- Forfar House in 1956
- Interactive map of the Forfar House area

General information
- Status: Demolished
- Type: residential
- Location: Queenstown, Singapore, 48 Strathmore Avenue, Singapore 140048
- Completed: 24 October 1956; 69 years ago
- Demolished: Early 2000s

Technical details
- Floor count: 14

= Forfar House =

Building in Queenstown, Singapore

Forfar House was a 14-storey Housing and Development Board (HDB) block in Queenstown, Singapore. At the time of the building's opening, it was the sixth tallest building in Singapore and the tallest public residential building in Singapore.

==Description==
Forfar House was 14-storeys tall and rose 130 ft above ground level. The building was built in a unique "zig-zag" shape, which provided wind pressure resistance. The building was constructed with a reinforced concrete frame where the building's foundation of strip footings ran across the building and was held by longitudinal beams.

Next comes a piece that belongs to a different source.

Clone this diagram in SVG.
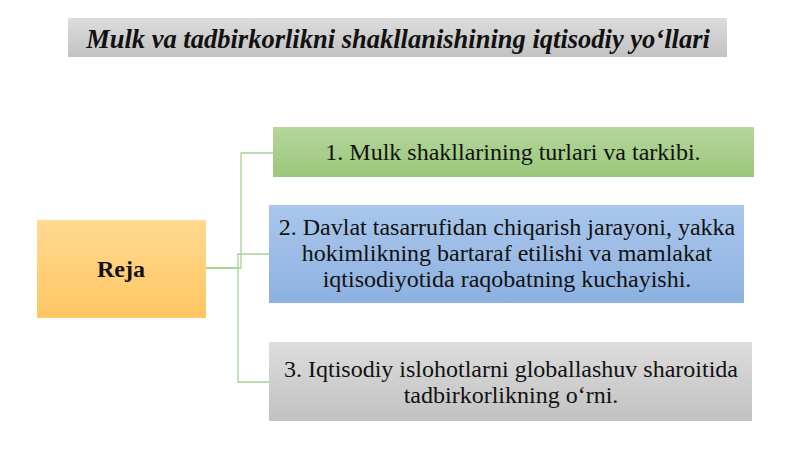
<svg xmlns="http://www.w3.org/2000/svg" width="800" height="449" viewBox="0 0 800 449">
<defs>
<linearGradient id="gGray" x1="0" y1="0" x2="0" y2="1"><stop offset="0" stop-color="#dcdcdc"/><stop offset="1" stop-color="#c2c2c2"/></linearGradient>
<linearGradient id="gGreen" x1="0" y1="0" x2="0" y2="1"><stop offset="0" stop-color="#b4d69a"/><stop offset="1" stop-color="#9bc77c"/></linearGradient>
<linearGradient id="gBlue" x1="0" y1="0" x2="0" y2="1"><stop offset="0" stop-color="#aac7ec"/><stop offset="1" stop-color="#8db1e0"/></linearGradient>
<linearGradient id="gOrange" x1="0" y1="0" x2="0" y2="1"><stop offset="0" stop-color="#ffda91"/><stop offset="1" stop-color="#ffc662"/></linearGradient>
<style>
.conn{fill:none;stroke:#a9d18e;stroke-width:1.3}
.lbl{fill:#111;text-anchor:middle;font-family:"Liberation Serif",serif;font-size:24px}
</style>
</defs>
<rect width="800" height="449" fill="#ffffff"/>
<g id="title">
<rect x="68" y="18" width="659" height="39" fill="url(#gGray)"/>
<text x="398" y="48" class="lbl" font-family="Liberation Serif, serif" style="font-size:26.5px;font-weight:bold;font-style:italic">Mulk va tadbirkorlikni shakllanishining iqtisodiy yo‘llari</text>
</g>
<g id="connectors">
<polyline class="conn" points="206,268 241,268 241,153 273,153"/>
<polyline class="conn" points="206,268 238,268 238,254 270,254"/>
<polyline class="conn" points="206,268 238,268 238,382 270,382"/>
</g>
<g id="reja">
<rect x="37" y="220" width="169" height="98" fill="url(#gOrange)"/>
<text x="121" y="277" class="lbl" font-family="Liberation Serif, serif" font-weight="bold">Reja</text>
</g>
<g id="item1">
<rect x="273" y="127" width="481" height="50" fill="url(#gGreen)"/>
<text x="513" y="160" class="lbl" font-family="Liberation Serif, serif">1. Mulk shakllarining turlari va tarkibi.</text>
</g>
<g id="item2">
<rect x="269" y="205" width="475" height="98" fill="url(#gBlue)"/>
<text class="lbl" font-family="Liberation Serif, serif"><tspan x="507" y="235">2. Davlat tasarrufidan chiqarish jarayoni, yakka</tspan><tspan x="507" y="261">hokimlikning bartaraf etilishi va mamlakat</tspan><tspan x="507" y="287">iqtisodiyotida raqobatning kuchayishi.</tspan></text>
</g>
<g id="item3">
<rect x="269" y="342" width="483" height="79" fill="url(#gGray)"/>
<text class="lbl" font-family="Liberation Serif, serif"><tspan x="511" y="377">3. Iqtisodiy islohotlarni globallashuv sharoitida</tspan><tspan x="511" y="403">tadbirkorlikning o‘rni.</tspan></text>
</g>
</svg>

Each of the building's units had a modern sanitary system and built-in rubbish chutes. The building had 106 apartments, four stores and two lifts. Water supplied to the building was pumped to tanks on the roof and were supplied to each of the building's flats through gravitational force.

==History==
Forfar House was officially opened on 24 October 1956 by Minister for Local Government, Lands and Housing Abdul Hamid Jumat. At the time of the building's opening, it was the sixth tallest building in Singapore and the tallest public residential building in Singapore.

The selection of the building for the Selective En bloc Redevelopment Scheme was announced on 30 April 1996. Residents of the building were offered new flats in Blocks 181 to 184 on Stirling Road. The building was demolished and later replaced by the Forfar Heights cluster.